As Pritzker has made clear at his daily briefings, it’s an effort made all the more difficult by the absence of a strong, coordinated White House response. That’s left Illinois competing against other states, foreign nations and even our own federal government for the same materials. They’re all looking for what we have come to know as PPE or personal protective equipment — masks, gloves, gowns and face shields — plus coronavirus testing kits and swabs and, most prized of all, ventilators to help those most seriously ill keep breathing.
There’s a separate team working just on ventilators, said Deputy Governor Christian Mitchell, who is overseeing the procurement efforts for Pritzker.
When they find what they need, they have to move immediately to complete the purchase before losing out to another bidder — even as the competition causes prices to jump to levels that would have been ridiculous just a month ago.
Keep in mind this is all taking place in an environment in which Mitchell said his people are being told agents of foreign governments are in China with cash to make purchases directly from factories to get supplies for themselves.
A few days after Andres’ race to Dwight, another comptroller’s office employee, Cortez Gillespie, was able to stay under the speed limit as he drove to a Road Ranger gas station near Minonk in central Illinois to hand off two more checks totaling $3.7 million to a representative of a Rockford supply company, beating a noon deadline for the purchase of additional masks and safety glasses.
Since then, state Comptroller Susana Mendoza said her office has been working with Illinois Treasurer Michael Frerichs to get payments out more seamlessly through wire transfers when necessary, a procedure rarely used in state government to pay vendors.

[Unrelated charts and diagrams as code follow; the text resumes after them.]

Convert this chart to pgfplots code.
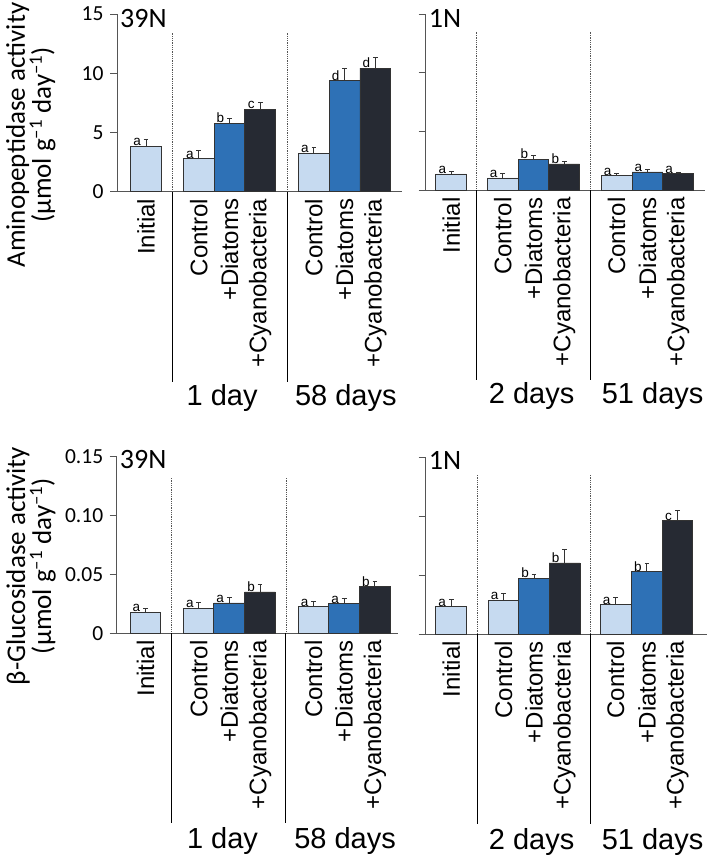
\documentclass[border=0pt]{standalone}
\usepackage{fontspec}
\setmainfont{Liberation Sans}
\newfontfamily\carl{Carlito}
\usepackage{pgfplots}
\pgfplotsset{compat=1.18}
\definecolor{cL}{RGB}{198,218,240}
\definecolor{cM}{RGB}{46,113,182}
\definecolor{cD}{RGB}{38,42,51}
\definecolor{axg}{RGB}{85,85,85}
\pgfplotsset{
  panel/.style={
    scale only axis, anchor=south west, clip=false,
    axis lines*=left,
    axis line style={axg, line width=1pt},
    ymin=0,
    scaled y ticks=false, scaled x ticks=false,
    tick align=outside, major tick length=7pt,
    ytick style={axg, line width=1pt},
    xtick style={draw=none},
    x tick label style={rotate=90, anchor=east, inner sep=0pt, font=\fontsize{24}{24}\selectfont},
    y tick label style={font=\carl\fontsize{21.5}{22}\selectfont, xshift=-3pt},
    /pgf/number format/assume math mode=true,
    xticklabels={Initial,Control,+Diatoms,+Cyanobacteria,Control,+Diatoms,+Cyanobacteria},
  },
  bars/.style={ybar, bar width=1, bar shift=0pt, fill=#1, draw=black!80, line width=0.8pt,
    nodes near coords, point meta=explicit symbolic,
    every node near coord/.append style={font=\fontsize{13.5}{13.5}\selectfont, text=black, anchor=south, xshift=-9pt, yshift=-1pt, inner sep=1pt},
    error bars/.cd, y dir=plus, y explicit,
    error bar style={black!80, line width=1pt},
    error mark options={rotate=90, black!80, line width=1pt, mark size=2.4pt}},
}
\tikzset{
  sepdot/.style={axg, densely dotted, line width=0.8pt},
  sepsolid/.style={black, line width=1pt},
  daylab/.style={font=\fontsize{29}{29}\selectfont},
  ptitle/.style={anchor=base west, inner sep=0pt, font=\carl\fontsize{28}{28}\selectfont},
  ylab/.style={rotate=90, align=center, font=\carl\fontsize{27}{26}\selectfont},
}
\begin{document}
\begin{tikzpicture}
\useasboundingbox (0,0) rectangle (709pt,-861pt);

% ---------------- top-left: 39N aminopeptidase
\begin{axis}[panel, at={(117pt,-191.7pt)}, width=285pt, height=177.7pt,
  xmin=-0.945, xmax=8.34, ymax=15, ytick={0,5,10,15},
  xtick={0,1.72,2.72,3.72,5.47,6.47,7.47}]
\addplot[bars=cL] table[x=x,y=y,y error=e,meta=l]{
x y e l
0 3.83 0.60 a
1.72 2.79 0.68 a
5.47 3.24 0.47 a
};
\addplot[bars=cM] table[x=x,y=y,y error=e,meta=l]{
x y e l
2.72 5.77 0.42 b
6.47 9.37 1.01 d
};
\addplot[bars=cD] table[x=x,y=y,y error=e,meta=l]{
x y e l
3.72 6.98 0.56 c
7.47 10.44 0.88 d
};
\draw[sepdot] (axis cs:0.86,0) -- (axis cs:0.86,13.4);
\draw[sepdot] (axis cs:4.595,0) -- (axis cs:4.595,13.4);
\draw[sepsolid] (axis cs:0.86,0) -- ++(0pt,-190pt);
\draw[sepsolid] (axis cs:4.595,0) -- ++(0pt,-190pt);
\node[daylab] at ([yshift=-206pt]axis cs:2.48,0) {1 day};
\node[daylab] at ([yshift=-206pt]axis cs:6.51,0) {58 days};
\node[ptitle] at ([xshift=3pt,yshift=-13pt]rel axis cs:0,1) {39N};
\node[ylab] at (axis description cs:-0.302,0.319) {Aminopeptidase activity\\(µmol g\textsuperscript{–1} day\textsuperscript{–1})};
\end{axis}

% ---------------- top-right: 1N aminopeptidase
\begin{axis}[panel, at={(425.7pt,-190.3pt)}, width=279.3pt, height=176.3pt,
  xmin=-0.83, xmax=8.24, ymax=15, ytick={0,5,10,15}, yticklabels={},
  xtick={0,1.67,2.67,3.67,5.37,6.37,7.37}]
\addplot[bars=cL] table[x=x,y=y,y error=e,meta=l]{
x y e l
0 1.39 0.20 a
1.67 1.05 0.37 a
5.37 1.24 0.20 a
};
\addplot[bars=cM] table[x=x,y=y,y error=e,meta=l]{
x y e l
2.67 2.64 0.28 b
6.37 1.56 0.17 a
};
\addplot[bars=cD] table[x=x,y=y,y error=e,meta=l]{
x y e l
3.67 2.24 0.23 b
7.37 1.41 0.14 a
};
\draw[sepdot] (axis cs:0.82,0) -- (axis cs:0.82,13.5);
\draw[sepdot] (axis cs:4.53,0) -- (axis cs:4.53,13.5);
\draw[sepsolid] (axis cs:0.82,0) -- ++(0pt,-190pt);
\draw[sepsolid] (axis cs:4.53,0) -- ++(0pt,-190pt);
\node[daylab] at ([yshift=-206pt]axis cs:2.61,0) {2 days};
\node[daylab] at ([yshift=-206pt]axis cs:6.54,0) {51 days};
\node[ptitle] at ([xshift=3pt,yshift=-13pt]rel axis cs:0,1) {1N};
\end{axis}

% ---------------- bottom-left: 39N beta-glucosidase
\begin{axis}[panel, at={(116.7pt,-633.3pt)}, width=281pt, height=176.6pt,
  xmin=-0.935, xmax=8.19, ymax=0.15, ytick={0,0.05,0.10,0.15},
  yticklabels={0,0.05,0.10,0.15},
  xtick={0,1.73,2.72,3.72,5.46,6.45,7.45}]
\addplot[bars=cL] table[x=x,y=y,y error=e,meta=l]{
x y e l
0 0.0178 0.0034 a
1.73 0.0212 0.0048 a
5.46 0.0226 0.0048 a
};
\addplot[bars=cM] table[x=x,y=y,y error=e,meta=l]{
x y e l
2.72 0.0258 0.0042 a
6.45 0.0252 0.0040 a
};
\addplot[bars=cD] table[x=x,y=y,y error=e,meta=l]{
x y e l
3.72 0.0351 0.0065 b
7.45 0.0396 0.0045 b
};
\draw[sepdot] (axis cs:0.85,0) -- (axis cs:0.85,0.1325);
\draw[sepdot] (axis cs:4.56,0) -- (axis cs:4.56,0.1325);
\draw[sepsolid] (axis cs:0.85,0) -- ++(0pt,-190pt);
\draw[sepsolid] (axis cs:4.56,0) -- ++(0pt,-190pt);
\node[daylab] at ([yshift=-208pt]axis cs:2.5,0) {1 day};
\node[daylab] at ([yshift=-208pt]axis cs:6.48,0) {58 days};
\node[ptitle] at ([xshift=3pt,yshift=-12pt]rel axis cs:0,1) {39N};
\node[ylab] at (axis description cs:-0.305,0.381) {β-Glucosidase activity\\(µmol g\textsuperscript{–1} day\textsuperscript{–1})};
\end{axis}

% ---------------- bottom-right: 1N beta-glucosidase
\begin{axis}[panel, at={(425.7pt,-634pt)}, width=281pt, height=176.7pt,
  xmin=-0.83, xmax=8.3, ymax=0.15, ytick={0,0.05,0.10,0.15}, yticklabels={},
  xtick={0,1.70,2.69,3.68,5.34,6.36,7.35}]
\addplot[bars=cL] table[x=x,y=y,y error=e,meta=l]{
x y e l
0 0.0232 0.0062 a
1.70 0.0286 0.0056 a
5.34 0.0249 0.0060 a
};
\addplot[bars=cM] table[x=x,y=y,y error=e,meta=l]{
x y e l
2.69 0.0473 0.0034 b
6.36 0.0529 0.0068 b
};
\addplot[bars=cD] table[x=x,y=y,y error=e,meta=l]{
x y e l
3.68 0.0603 0.0116 b
7.35 0.0962 0.0088 c
};
\draw[sepdot] (axis cs:0.85,0) -- (axis cs:0.85,0.135);
\draw[sepdot] (axis cs:4.52,0) -- (axis cs:4.52,0.135);
\draw[sepsolid] (axis cs:0.85,0) -- ++(0pt,-190pt);
\draw[sepsolid] (axis cs:4.52,0) -- ++(0pt,-190pt);
\node[daylab] at ([yshift=-208pt]axis cs:2.61,0) {2 days};
\node[daylab] at ([yshift=-208pt]axis cs:6.54,0) {51 days};
\node[ptitle] at ([xshift=3pt,yshift=-12pt]rel axis cs:0,1) {1N};
\end{axis}
\end{tikzpicture}
\end{document}
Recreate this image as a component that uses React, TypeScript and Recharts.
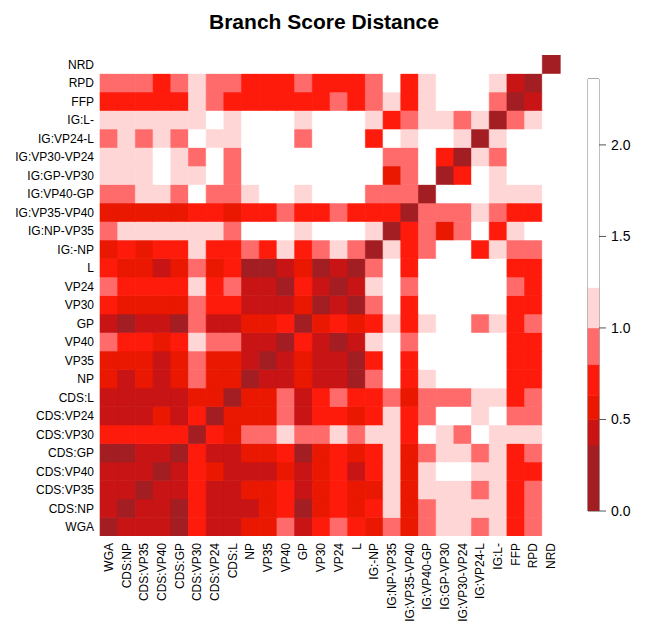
import React from 'react';
import { BarChart, Bar, XAxis, YAxis, Cell, ReferenceArea } from 'recharts';

const labels = [
  'WGA', 'CDS:NP', 'CDS:VP35', 'CDS:VP40', 'CDS:GP', 'CDS:VP30', 'CDS:VP24', 'CDS:L',
  'NP', 'VP35', 'VP40', 'GP', 'VP30', 'VP24', 'L', 'IG:-NP', 'IG:NP-VP35', 'IG:VP35-VP40',
  'IG:VP40-GP', 'IG:GP-VP30', 'IG:VP30-VP24', 'IG:VP24-L', 'IG:L-', 'FFP', 'RPD', 'NRD',
];

// Lower triangle of the symmetric distance matrix: row i holds distances to labels 0..i-1
const lowerTriangle: number[][] = [
  [],
  [0.43],
  [0.43, 0.43],
  [0.43, 0.43, 0.43],
  [0.2, 0.2, 0.43, 0.43],
  [0.72, 0.72, 0.72, 0.72, 0.72],
  [0.43, 0.43, 0.43, 0.56, 0.43, 0.72],
  [0.43, 0.43, 0.43, 0.43, 0.43, 0.56, 0.56],
  [0.56, 0.43, 0.56, 0.43, 0.56, 0.9, 0.56, 0.56],
  [0.56, 0.56, 0.56, 0.43, 0.56, 0.9, 0.56, 0.56, 0.43],
  [0.9, 0.72, 0.72, 0.56, 0.72, 1.1, 0.9, 0.9, 0.43, 0.43],
  [0.43, 0.2, 0.43, 0.43, 0.2, 0.9, 0.43, 0.43, 0.56, 0.56, 0.72],
  [0.72, 0.56, 0.56, 0.56, 0.56, 0.9, 0.72, 0.72, 0.43, 0.43, 0.43, 0.56],
  [0.9, 0.72, 0.72, 0.72, 0.72, 1.1, 0.72, 0.9, 0.43, 0.43, 0.2, 0.72, 0.43],
  [0.72, 0.56, 0.56, 0.43, 0.56, 0.9, 0.56, 0.72, 0.2, 0.2, 0.43, 0.56, 0.2, 0.43],
  [0.56, 0.72, 0.56, 0.72, 0.72, 1.1, 0.72, 0.72, 0.9, 0.72, 1.1, 0.72, 0.9, 1.1, 0.9],
  [0.9, 1.1, 1.1, 1.1, 1.1, 1.1, 1.1, 0.9, 1.7, 1.7, 1.7, 1.1, 1.7, 1.7, 1.7, 1.1],
  [0.56, 0.56, 0.56, 0.56, 0.56, 0.72, 0.72, 0.56, 0.72, 0.72, 0.9, 0.72, 0.72, 0.9, 0.72, 0.72, 0.72],
  [0.9, 0.9, 1.1, 1.1, 0.9, 1.7, 0.9, 0.9, 1.1, 1.7, 1.7, 1.1, 1.7, 1.7, 1.7, 0.9, 0.9, 0.9],
  [1.1, 1.1, 1.1, 1.7, 1.1, 1.1, 1.7, 0.9, 1.7, 1.7, 1.7, 1.7, 1.7, 1.7, 1.7, 1.7, 0.56, 0.9, 1.7],
  [1.1, 1.1, 1.1, 1.7, 1.1, 0.9, 1.7, 0.9, 1.7, 1.7, 1.7, 1.7, 1.7, 1.7, 1.7, 1.7, 0.9, 0.9, 1.7, 0.72],
  [0.9, 1.1, 0.9, 1.1, 0.9, 1.7, 1.1, 1.1, 1.7, 1.7, 1.7, 0.9, 1.7, 1.7, 1.7, 0.72, 1.7, 1.1, 1.7, 1.7, 1.1],
  [1.1, 1.1, 1.1, 1.1, 1.1, 1.1, 1.7, 1.1, 1.7, 1.7, 1.7, 1.1, 1.7, 1.7, 1.7, 1.1, 0.72, 0.9, 1.1, 1.1, 0.9, 1.1],
  [0.72, 0.72, 0.72, 0.72, 0.72, 1.1, 0.9, 0.72, 0.72, 0.72, 0.72, 0.72, 0.72, 0.9, 0.72, 0.9, 1.1, 0.72, 1.1, 1.7, 1.7, 1.7, 0.9],
  [0.9, 0.9, 0.9, 0.72, 0.9, 1.1, 0.9, 0.9, 0.72, 0.72, 0.72, 0.9, 0.72, 0.72, 0.72, 0.9, 1.7, 0.72, 1.1, 1.7, 1.7, 1.7, 1.1, 0.43],
  [2.3, 2.3, 2.3, 2.3, 2.3, 2.3, 2.3, 2.3, 2.3, 2.3, 2.3, 2.3, 2.3, 2.3, 2.3, 2.3, 2.3, 2.3, 2.3, 2.3, 2.3, 2.3, 2.3, 2.3, 2.3],
];

// Colour scale breaks (upper bounds) and colours
const breaks = [0.36, 0.5, 0.63, 0.8, 1.0, 1.22, 2.36];
const colors = ['#A21E22', '#C81414', '#EA1800', '#FF1B0B', '#FF6B6B', '#FFD6D6', '#FFFFFF'];
const colorbarTicks = [0, 0.5, 1.0, 1.5, 2.0];

const dist = (i: number, j: number) => {
  if (i === j) return 0;
  return i > j ? lowerTriangle[i][j] : lowerTriangle[j][i];
};
const colorFor = (v: number) => {
  for (let k = 0; k < breaks.length; k++) if (v < breaks[k]) return colors[k];
  return colors[colors.length - 1];
};

const n = labels.length;
const heatData = labels.map((name) => {
  const o: Record<string, any> = { name };
  labels.forEach((_, i) => { o['r' + i] = 1; });
  return o;
});
const yTicks = labels.map((_, i) => i + 0.5);

const cbRow: Record<string, any> = { name: 'cb' };
breaks.forEach((b, k) => { cbRow['b' + k] = b - (k === 0 ? 0 : breaks[k - 1]); });
const cbData = [cbRow];

const FONT = '"Liberation Sans", Arial, sans-serif';

const XTick = (props: any) => {
  const { x, y, payload } = props;
  return (
    <text x={x} y={y} transform={`rotate(-90, ${x}, ${y})`} textAnchor="end" dominantBaseline="central"
      fontSize={12} fontFamily={FONT} fill="#000">
      {payload.value}
    </text>
  );
};

export default function App() {
  return (
    <div style={{ position: 'absolute', left: 0, top: 0, width: 648, height: 627, background: '#fff' }}>
      <div style={{ position: 'absolute', left: 0, top: 9, width: 648, textAlign: 'center', fontFamily: FONT,
        fontWeight: 'bold', fontSize: 21, lineHeight: '26px', color: '#000' }}>
        Branch Score Distance
      </div>
      <div style={{ position: 'absolute', left: 0, top: 0 }}>
        <BarChart width={648} height={627} data={heatData} barCategoryGap={0} barGap={0}
          margin={{ top: 55, right: 88, bottom: 0, left: 0 }}>
          <XAxis dataKey="name" height={91} interval={0} tickLine={false} axisLine={false}
            tickSize={4} tickMargin={3} tick={<XTick />} />
          <YAxis type="number" domain={[0, n]} ticks={yTicks} width={100} interval={0} tickLine={false}
            axisLine={false} tickSize={4} tickMargin={2} allowDataOverflow
            tickFormatter={(v: number) => labels[Math.floor(v)]}
            tick={{ fontSize: 12, fontFamily: FONT, fill: '#000' }} />
          {labels.map((_, i) => (
            <Bar key={i} dataKey={'r' + i} stackId="a" isAnimationActive={false}>
              {labels.map((__, j) => {
                const c = colorFor(dist(i, j));
                return <Cell key={j} fill={c} stroke={c} strokeWidth={0.6} />;
              })}
            </Bar>
          ))}
        </BarChart>
      </div>
      <div style={{ position: 'absolute', left: 578, top: 69 }}>
        <BarChart width={70} height={452} data={cbData} barCategoryGap={0} barGap={0}
          margin={{ top: 10, right: 0, bottom: 10, left: 10 }}>
          <XAxis dataKey="name" hide />
          <YAxis type="number" orientation="right" domain={[0, breaks[breaks.length - 1]]} ticks={colorbarTicks}
            width={49} interval={0} axisLine={false} tickSize={7} tickMargin={5}
            tickLine={{ stroke: '#555' }} allowDataOverflow
            tickFormatter={(v: number) => v.toFixed(1)}
            tick={{ fontSize: 14, fontFamily: FONT, fill: '#000' }} />
          {breaks.map((_, k) => (
            <Bar key={k} dataKey={'b' + k} stackId="c" fill={colors[k]} stroke={colors[k]} strokeWidth={0.5} isAnimationActive={false} />
          ))}
          <ReferenceArea y1={0} y2={breaks[breaks.length - 1]} fill="none" stroke="#555" strokeWidth={1} ifOverflow="visible" />
        </BarChart>
      </div>
    </div>
  );
}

Frerichs said he also has had to intervene with banks to convince them to immediately honor the “warrants” that Illinois issues to pay its bills — and not wait a week for the funds to clear. A warrant authorizes payment on demand and can be issued only if the state has the money to cover it.
“You’re seeing all these transactions that are abnormal for ridiculous amounts of money,” said Mendoza, noting that the race to get money out has to be balanced with a need to protect the state from being defrauded.
Mitchell said the procurement team is screening all of its leads, “trying to sort the wheat from the chaff as best we can.”
The greatest challenge, he said, is finding ventilators.
“That is where the bidding war is the hottest and most cutthroat,” Mitchell said.
He said there is little hope the state will have the ventilators it needs before the expected crush hits Chicago hospitals late this month.
The saddest part is that even when we find the supplies we need, that will mean someone in another state will likely have to do without.